(Records with drawing code)
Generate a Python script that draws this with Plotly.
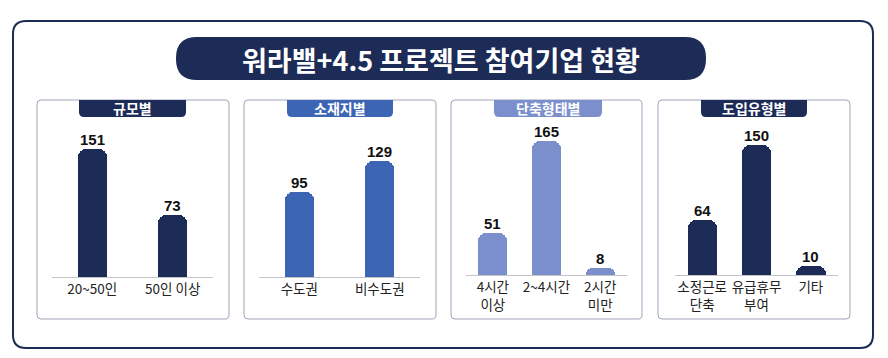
import plotly.graph_objects as go

# ---------------- data ----------------
title_text = "워라밸+4.5 프로젝트 참여기업 현황"

size_title = "규모별"
size_cats = ["20~50인", "50인 이상"]
size_vals = [151, 73]

region_title = "소재지별"
region_cats = ["수도권", "비수도권"]
region_vals = [95, 129]

reduce_title = "단축형태별"
reduce_cats = ["4시간<br>이상", "2~4시간", "2시간<br>미만"]
reduce_vals = [51, 165, 8]

intro_title = "도입유형별"
intro_cats = ["소정근로<br>단축", "유급휴무<br>부여", "기타"]
intro_vals = [64, 150, 10]

# ---------------- layout helpers ----------------
W, H = 888, 358
NAVY = "#1d2b57"
BLUE = "#3c65b4"
LAV = "#7b8fcc"
FONT = "Noto Sans CJK KR"
NUMFONT = "Liberation Sans"


def px(x):
    return x / W


def py(y):
    return 1 - y / H


def rrect(x0, y0, x1, y1, rtl, rtr, rbr, rbl):
    """rounded rect path in paper coords from pixel coords"""
    def P(x, y):
        return f"{px(x):.6f},{py(y):.6f}"
    d = f"M{P(x0 + rtl, y0)} L{P(x1 - rtr, y0)} Q{P(x1, y0)} {P(x1, y0 + rtr)} "
    d += f"L{P(x1, y1 - rbr)} Q{P(x1, y1)} {P(x1 - rbr, y1)} "
    d += f"L{P(x0 + rbl, y1)} Q{P(x0, y1)} {P(x0, y1 - rbl)} "
    d += f"L{P(x0, y0 + rtl)} Q{P(x0, y0)} {P(x0 + rtl, y0)} Z"
    return d


panels = [
    dict(title=size_title, cats=size_cats, vals=size_vals, color=NAVY,
         frame=(37, 100, 229, 319), head=(79, 186), axis=(52, 213), base=277, scale=0.85, bw=0.36),
    dict(title=region_title, cats=region_cats, vals=region_vals, color=BLUE,
         frame=(244, 100, 436, 319), head=(287, 393), axis=(259, 420), base=277, scale=0.90, bw=0.36),
    dict(title=reduce_title, cats=reduce_cats, vals=reduce_vals, color=LAV,
         frame=(451, 100, 642, 319), head=(494, 602), axis=(466, 627), base=275, scale=0.815, bw=0.54),
    dict(title=intro_title, cats=intro_cats, vals=intro_vals, color=NAVY,
         frame=(658, 100, 850, 319), head=(701, 807), axis=(675, 838), base=275, scale=0.865, bw=0.54),
]

fig = go.Figure()
shapes = []
annotations = []
layout_axes = {}

# outer frame
shapes.append(dict(type="path", xref="paper", yref="paper",
                   path=rrect(13, 21, 873, 348, 13, 13, 13, 13),
                   line=dict(color=NAVY, width=2), fillcolor="white", layer="below"))
# title pill
shapes.append(dict(type="path", xref="paper", yref="paper",
                   path=rrect(176, 37, 706, 80, 21, 21, 21, 21),
                   line=dict(width=0), fillcolor=NAVY, layer="below"))
annotations.append(dict(text=f"<b>{title_text}</b>", xref="paper", yref="paper",
                        x=px(441), y=py(59), showarrow=False, xanchor="center", yanchor="middle",
                        font=dict(family=FONT, size=27, color="white")))

TOP = 110
for i, p in enumerate(panels, start=1):
    fx0, fy0, fx1, fy1 = p["frame"]
    shapes.append(dict(type="path", xref="paper", yref="paper",
                       path=rrect(fx0, fy0, fx1, fy1, 4, 4, 4, 4),
                       line=dict(color="#9ea5b8", width=1), fillcolor="white", layer="below"))
    hx0, hx1 = p["head"]
    shapes.append(dict(type="path", xref="paper", yref="paper",
                       path=rrect(hx0, fy0, hx1, 117, 0, 0, 5, 5),
                       line=dict(width=0), fillcolor=p["color"], layer="above"))
    annotations.append(dict(text=f"<b>{p['title']}</b>", xref="paper", yref="paper",
                            x=px((hx0 + hx1) / 2), y=py(108), showarrow=False,
                            xanchor="center", yanchor="middle",
                            font=dict(family=FONT, size=14, color="white")))

    xa = "x" if i == 1 else f"x{i}"
    ya = "y" if i == 1 else f"y{i}"
    fig.add_trace(go.Bar(
        x=p["cats"], y=p["vals"], xaxis=xa, yaxis=ya,
        marker=dict(color=p["color"], cornerradius=8, line=dict(width=0)),
        width=p["bw"], cliponaxis=False, hoverinfo="skip", showlegend=False,
    ))
    for c, v in zip(p["cats"], p["vals"]):
        annotations.append(dict(text=f"<b>{v}</b>", xref=xa, yref=ya, x=c, y=v,
                                showarrow=False, xanchor="center", yanchor="bottom", yshift=-1,
                                font=dict(family=NUMFONT, size=15, color="#111111")))
    ax0, ax1 = p["axis"]
    rmax = (p["base"] - TOP) / p["scale"]
    layout_axes[f"xaxis{i if i > 1 else ''}"] = dict(
        domain=[px(ax0), px(ax1)], anchor=ya, showline=True, linecolor="#c4c4c4", linewidth=1,
        showgrid=False, zeroline=False, ticks="", fixedrange=True,
        tickfont=dict(family=FONT, size=13.5, color="#222222"))
    layout_axes[f"yaxis{i if i > 1 else ''}"] = dict(
        domain=[py(p["base"]), py(TOP)], anchor=xa, range=[0, rmax], visible=False,
        showgrid=False, zeroline=False, fixedrange=True)

fig.update_layout(
    width=W, height=H, margin=dict(l=0, r=0, t=0, b=0),
    paper_bgcolor="white", plot_bgcolor="rgba(0,0,0,0)",
    shapes=shapes, annotations=annotations, bargap=0, **layout_axes,
    font=dict(family=FONT),
)

fig.write_html("out.html", config={"displayModeBar": False})
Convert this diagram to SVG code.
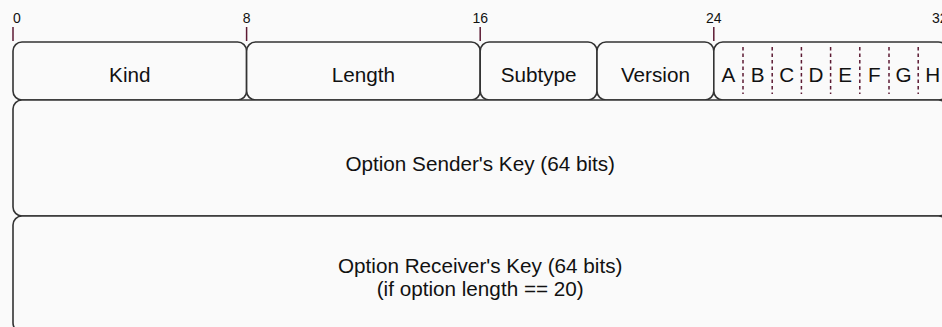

- **SET EXERCISE**: Identify how many lines in the entries above contain the word "this" and provide only that figure.

- **COMPLETE ANSWER**: 2